Why do we still use keys to start cars? why not passwords?

Poor password choices

The primary threat that a car lock protects against is theft of the car or of objects inside the car. Most theft is opportunistic, not targeted: go to a parking lot, try multiple cars until you find a poorly protected one. With passwords or PIN, you know that many people are going to pick password or 1234 or for the more paranoid their date of birth. Locking a car after failed attempts doesn't matter: the thief will just try the three most likely values on each car then move on.

Additionally, force-locking the car after failed attempts would be annoying if your kid starts mashing the buttons.

Shoulder surfing

Typing a password is vulnerable to shoulder surfing. It's hard to duplicate a physical key solely from pictures (it can be done, but only with precise enough pictures). It's impossible for an unaided human to duplicate a physical key.

It's easy for an unaided human to remember the PIN they've just seen somebody type. Pass by someone in a parking lot, note the PIN, see them the next day/week around the same time, profit.

Loaning

I can loan my car keys to someone. When they give me back the key, I can be reasonably confident that they no longer have access to my car. Sure, they might have duplicated the keys, but that requires time (if they only borrow the car for a short time, I know they haven't done it), and if I trust them enough to loan my car, I probably trust them not to copy the keys.

If there's a single password to open the car, then if I let someone use my car, they have access forever.

This can be solved by having multiple passwords to open the car, of course. But that adds another set of difficulties. One is that the key space might need to be larger: with a small key space such as a 4-digit PIN, the probability of an uninformed guess can become non-negligible with multiple valid codes. A bigger difficulty is that this requires Joe Random to do key management. Joe Random's VCR blinks 12:00 since the last power failure. (Maybe not anymore with DVR that have an Internet connection.) Joe Random understands physical tokens — if I have the object in my hand, I control it — but not password management.

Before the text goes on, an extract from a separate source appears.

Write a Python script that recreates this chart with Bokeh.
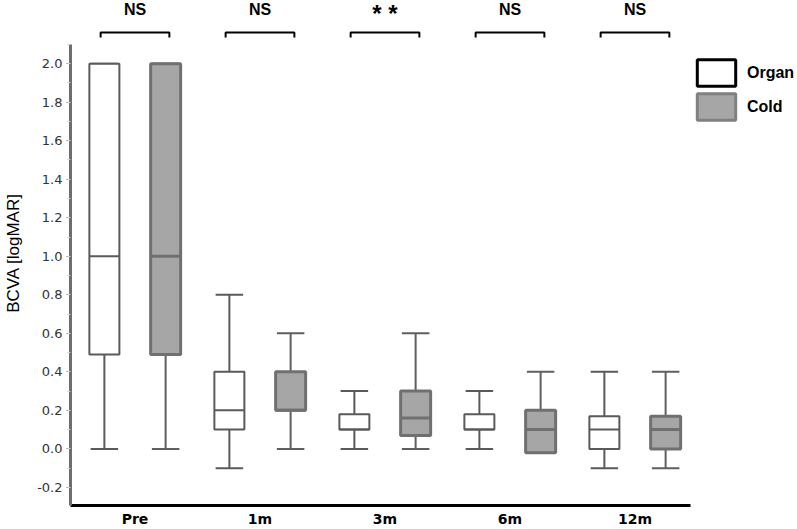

Because it's easier to get an electronic system wrong, and when you get it wrong it costs you a lot of money and bad PR to fix it:

  • Chrysler recalls 1.4 million cars due to electronic key hacks
  • Land Rover recalls 65,000 cars due to electronic key hacks
  • BMW sends OTA patch for 2.2 million cars affected by electronic key hacks

There are a lot of ways to get it wrong, too:

  • Poorly designed wireless protocol leading to replay / sniffing attacks.
  • Poorly designed / implemented crypto allowing brute-force of rolling codes.
  • Poor RNG allowing prediction of security-critical values.
  • Improper checks performed in the car's firmware allowing for state machine abuse.
  • Buffer overflows and similar software bugs in the car's firmware.

On top of that, the keys become more expensive, the key provisioning systems become more expensive, and in the long term you end up with a lot of technical debt because you have to support people asking for replacement keys for models of vehicle that you haven't manufactured in 10 years.

Physical locks and keys are relatively simple, relatively reliable, relatively easy to get right in terms of physical design, and don't inherently suffer from remote attacks. Keys also force thieves to be in direct physical contact with the car, which is a bonus from a forensics and investigation point of view.


I have exactly the opposite problem. Why do we use these silly password based systems that have major flaws when physical keys have secured everything relatively successfully for centuries?

The password based system is horribly flawed. Few people understand how easy it is to guess passwords. Forgetting passwords is incredibly common, far more common than losing all the copies of your keys. I've forgotten dozens of passwords over the years, but not once have I lost every copy of a key.